# Can you turn ivory?



## TurnerJP (May 10, 2011)

Just curious to know...is it possible to turn ivory (both fossilized and fresh) on a lathe using the same materials as you would with resin and wood?

I know you can do so with antlers, but I wasn't sure if ivory was any different.

Thanks in advance!

JP


----------



## Monty (May 10, 2011)

Yes


----------



## GoodTurns (May 10, 2011)

TurnerJP said:


> I know you can do so with antlers, but I wasn't sure if ivory was any different.
> 
> JP



much more expensive...especially if you screw up!


----------



## hewunch (May 10, 2011)

You can, but it is prone to cracking


----------



## 76winger (May 10, 2011)

I carved a piece once, about 30 years ago, and it was not too difficult. 

I think, these days, there's restrictions on where you can sell stuff made with real ivory though.


----------



## workinforwood (May 10, 2011)

No restrictions on the ivory soap though! ...or well maybe in Ohio. :tongue:


----------



## MorganGrafixx (May 10, 2011)

GoodTurns said:
			
		

> much more expensive...especially WHEN you screw up!



Fixed it for you.

Sent from my iPhone using Forum Runner


----------



## Rick P (May 11, 2011)

Yes you can turn and sell ivory Turner JP. You can only get it from a few sources and it needs to be "fossil" or preworked. All the ivory I have worked with has been either beach washed Walrus or Mammoth. Mammoth and very old walrus splits easily but the newer Walrus ivory turns about like bone or antler. I haven't woprked with deer but moose and caribou antler turns well, if you dont mind frequant sharpening. I'll be turning a Majestic squier in Walrus ivory in the next few days, be honored to post a pic for review.


----------



## OKLAHOMAN (May 11, 2011)

Yes and it makes a beautiful but crack prone pen. Here is an example of some Wart hog Ivory 

http://www.penturners.org/forum/showthread.php?t=77574

and here is the same pen after cracking and repaired:


http://www.penturners.org/forum/showthread.php?t=78808


----------



## TurnerJP (May 11, 2011)

Rick P said:


> Yes you can turn and sell ivory Turner JP. You can only get it from a few sources and it needs to be "fossil" or preworked. All the ivory I have worked with has been either beach washed Walrus or Mammoth. Mammoth and very old walrus splits easily but the newer Walrus ivory turns about like bone or antler. I haven't woprked with deer but moose and caribou antler turns well, if you dont mind frequant sharpening. I'll be turning a Majestic squier in Walrus ivory in the next few days, be honored to post a pic for review.

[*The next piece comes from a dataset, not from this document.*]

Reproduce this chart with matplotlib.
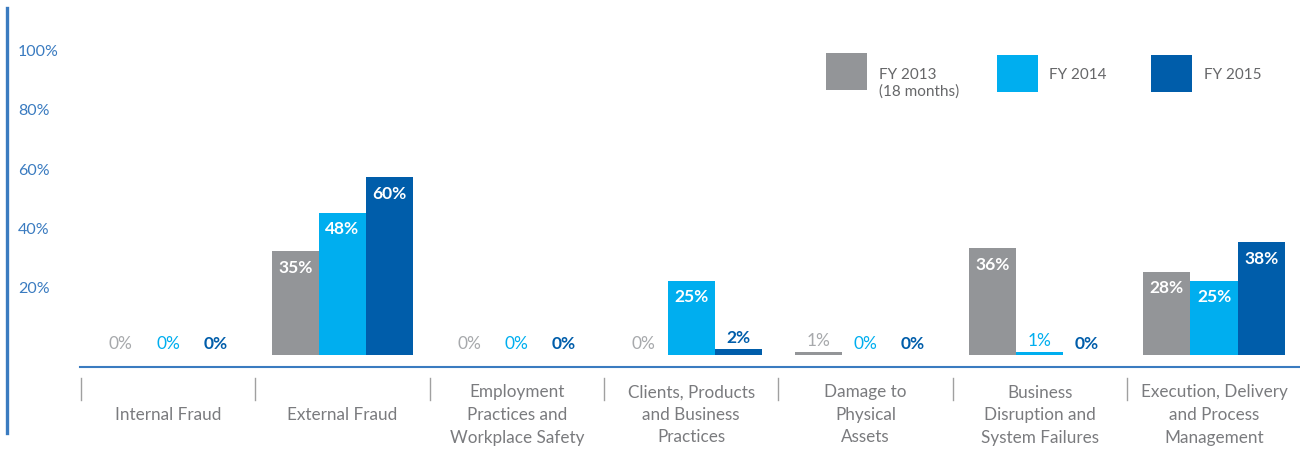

I have seen a few sites on the web so far (boone trading company and elephantivorytusks.com to name a pair) that claim to sell non fossilized ivory...the former of the two sells all different types, including inlay material. The latter is involved with everything elephant. I don't know if anyone has experience with these sites, but I'm also curious to know where you go for your ivory. Do they supply any certificates of authenticity with the material? How much does it generally set you back?

I know there are a lot of questions I've been asking regarding this, but I'd LOVE to make a majestic rollerball in black titanium with an ivory body...do the same techniques used while turning wood apply while turning ivory? And lastly...how do you finish? (Lacquer, CA glue, etc.)

Thanks again everyone, I appreciate the guidance.

JP


----------



## Rick P (May 11, 2011)

I get it from native Alaskan friends. The going price ranges from $175-200 per pound for walrus. No need for a certificate when the dude hands you a tusk or tooth. I haven't ordered from bone traders but I want a gemsbok set for a long bow badly! "fossil" doesn't mean mineralized in this case, just rather old. Even the mammoth I work is not truly fossilized, more like tanned. The tundra soil is incredibly rich in tannin, the stuff that dose the work in vegetable tanning hides so preserved is really a more accurate word. There are lots of diferent kinds of ivory, many perfectly legal to sell right out of the critters mouth, hippo and warthog for example. I turn it like wood but carefully! It doesn't need more of a finish then sanding down and buffing, the stuff shines like glass on its own. Well Mammoth and walrus ivory do anyway.


----------